Guru,
You asked me a question awhile back and I'm not sure I answered it. So if you're still waiting, please let me know what it was (I'm not talking about the where-do-you-live question, which I'll leave at "a Chicago suburb" for now, if you don't mind. How 'bout those Bears last night?)
I also wanted to respond to your latest post. I am a fellow believer in YHOO's current overvaluation, though probably not to the same extent. But I think your post overstates the threat from the revenue sources you identify.
<As you have heard me say by now, 8% of revenue comes from Softbank. This is fact. Lets not argue. BTW, that is up from 1% in the second quarter when it was 1% and therefore accounted for one-third of revenue growth. >
I'm not arguing the numbers. Even Sweetpete, the resident leader of the YHOO longs over on the YHOO board, confirmed the numbers, didn't he? So the question is, what do you do with it? Well, I would start with an analysis of who the Softbank "affiliates" (not really in the legal sense; maybe "relatives" is a better term) are. The most prominent one, I think, is E*TRADE. Using them as an example, don't you think E*TRADE, which is heavily advertising everywhere (from NFL football to the CNBC ticker to every portal they can find) would still be advertising on YHOO regardless of the Softbank investment in both companies? I think they would. The most Softbank might do is try to convince E*TRADE to steer a little more of that revenue YHOO's way. But as far as I know, Softbank is a minority shareholder/investor in both companies. If the companies want to place the ads elsewhere, they are free to do so. And they do. The real driver of the revenue growth there was E*TRADE's general strategy, which is *not* YHOO-specific, to intentionally lose money by pouring it into advertising in hopes that they would amass a large base of new customers. I'm not sure that will work, but if it does, YHOO will have more revenue than it knows what to do with in later quarters.
My point is this: I don't think it's appropriate to label the entire 8 percent as unsustainable income. I would venture that only a small portion of that is truly unsustainable. You have used the term incest and made references to the Japanese way of doing business in describing this problem in the past. Setting aside the ethnic stuff, the Japanese corporate model has in fact used interlocking supply arrangements among companies of common ownership groups as a way to prop up underperformers. They've done business that way for years, and a portion of their present problems can be traced to that.

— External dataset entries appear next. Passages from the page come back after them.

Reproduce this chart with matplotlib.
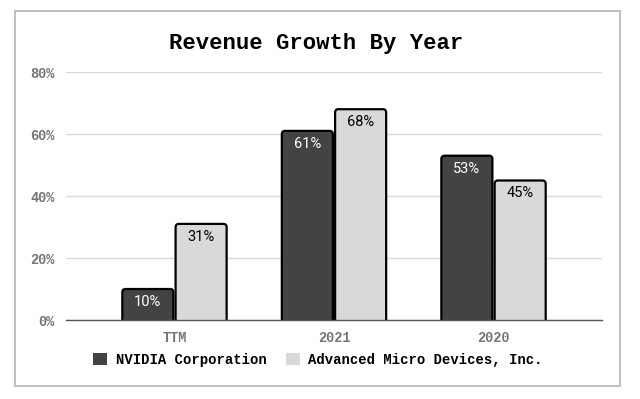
import matplotlib
matplotlib.use("Agg")
import matplotlib.pyplot as plt
from matplotlib.patches import FancyBboxPatch, Rectangle, Patch
import numpy as np

# data
categories = ["TTM", "2021", "2020"]
nvidia = [10, 61, 53]
amd = [31, 68, 45]
series_names = ["NVIDIA Corporation", "Advanced Micro Devices, Inc."]
yticks = [0, 20, 40, 60, 80]

dark = "#434343"
light = "#d9d9d9"
mono = "Liberation Mono"

fig = plt.figure(figsize=(6.4, 3.99), dpi=100)
ax = fig.add_axes([66 / 640, 1 - 320 / 399, 536 / 640, 248 / 399])

# outer frame
fig.patches.append(Rectangle((15 / 640, 1 - 386 / 399), 605 / 640, 375 / 399,
                             transform=fig.transFigure, fill=False,
                             edgecolor="#b5b5b5", lw=1.2))

x = np.arange(len(categories))
w = 0.32
gap = 0.007

bars1 = ax.bar(x - w / 2 - gap, nvidia, w, color=dark)
bars2 = ax.bar(x + w / 2 + gap, amd, w, color=light)

# swap in rounded bars
for bars, col, tcol in [(bars1, dark, "white"), (bars2, light, "black")]:
    for b in bars:
        x0, h, bw = b.get_x(), b.get_height(), b.get_width()
        b.set_visible(False)
        p = FancyBboxPatch((x0, -3), bw, h + 3,
                           boxstyle="round,pad=0,rounding_size=0.02",
                           mutation_aspect=55, facecolor=col,
                           edgecolor="black", lw=1.6, zorder=3)
        ax.add_patch(p)
        ax.text(x0 + bw / 2, h - 1.9, f"{h:.0f}%", ha="center", va="top",
                color=tcol, fontsize=10.5, family="Roboto", zorder=4)

ax.set_xlim(-0.68, 2.68)
ax.set_ylim(0, 80)
ax.set_yticks(yticks)
ax.set_yticklabels([f"{v}%" for v in yticks])
ax.set_xticks(x)
ax.set_xticklabels(categories)
ax.grid(axis="y", color="#d9d9d9", lw=1, zorder=0)
ax.set_axisbelow(True)
for s in ["top", "right", "left"]:
    ax.spines[s].set_visible(False)
ax.spines["bottom"].set_color("#555555")
ax.spines["bottom"].set_linewidth(1)
ax.spines["bottom"].set_zorder(5)
ax.tick_params(length=0, pad=8, colors="#757575")
for lab in ax.get_yticklabels() + ax.get_xticklabels():
    lab.set_family(mono)
    lab.set_fontweight("bold")
    lab.set_fontsize(9.8)

fig.text(316 / 640, 1 - 43 / 399, "Revenue Growth By Year", ha="center",
         va="center", family=mono, fontweight="bold", fontsize=16)

handles = [Patch(facecolor=dark), Patch(facecolor=light)]
fig.legend(handles, series_names, loc="center", ncol=2,
           bbox_to_anchor=(318 / 640, 1 - 360 / 399), frameon=False,
           prop={"family": mono, "weight": "bold", "size": 10},
           handlelength=1.0, handleheight=1.0, handletextpad=0.6,
           columnspacing=1.4)

fig.savefig("out.png", dpi=100, facecolor="white")
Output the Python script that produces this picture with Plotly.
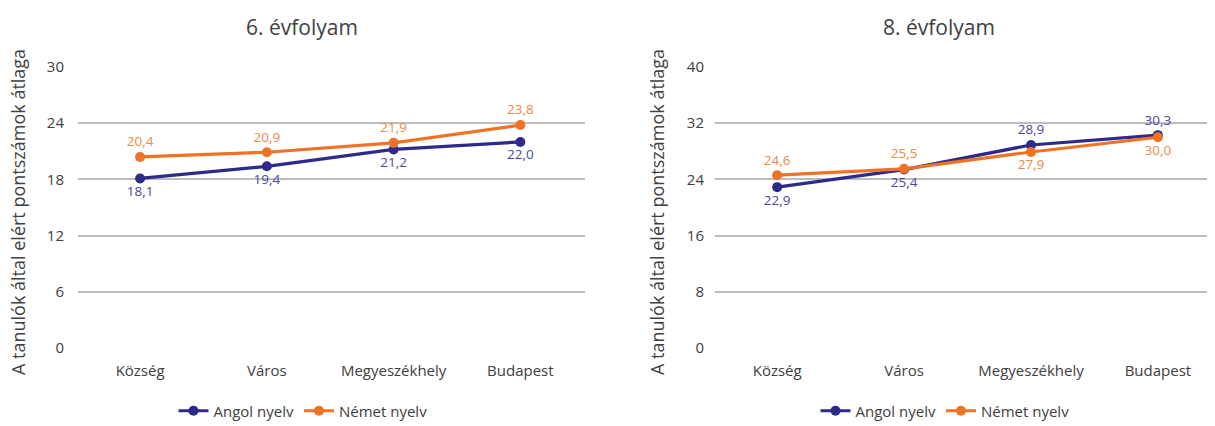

So you're correct, I think, to point it out. But at that level, when at least for E*TRADE it makes perfect sense for them to advertise on YHOO and they do it at competitive rates, is it really "incest"? I would analogize it more to the time when I was in college and my older brother sold me his car (a lousy car, as it turned out). He did me the "favor" of letting me take over his payments, which were roughly equivalent to the market price for the car. I got my first car, he got his money. I was neither worse nor better off economically for the transaction versus a transaction with an unrelated party; neither was he.
As for the smut, in the early days many of the denizens of the net had a lot in common with Pee Wee Herman. But society, fortunately, has little in common with Mr. Reubens. The true potential of the Internet is in ordinary citizens embracing it as a way to shop, to bank, to communicate, to inform, to research, to do things that haven't even been imagined yet but are probably being thought of in a cubicle in Santa Clara right now. The future is *not* in connecting people to the latest pictures of teen sluts. If it is, the market size of the audience is so limited that YHOO wouldn't be worth $5 per share. Think of it this way. Who brings in more revenue: Disney Corp. or the Playboy Channel? And by how much? If I were a YHOO long, I'd rather see YHOO abandon the smut channels altogether and concentrate on the majority of people with better things to do with their time.
MAD DOG
P.S. -- Welcome to the board, BTW. It's easier than wading through the YHOO board when your time is limited.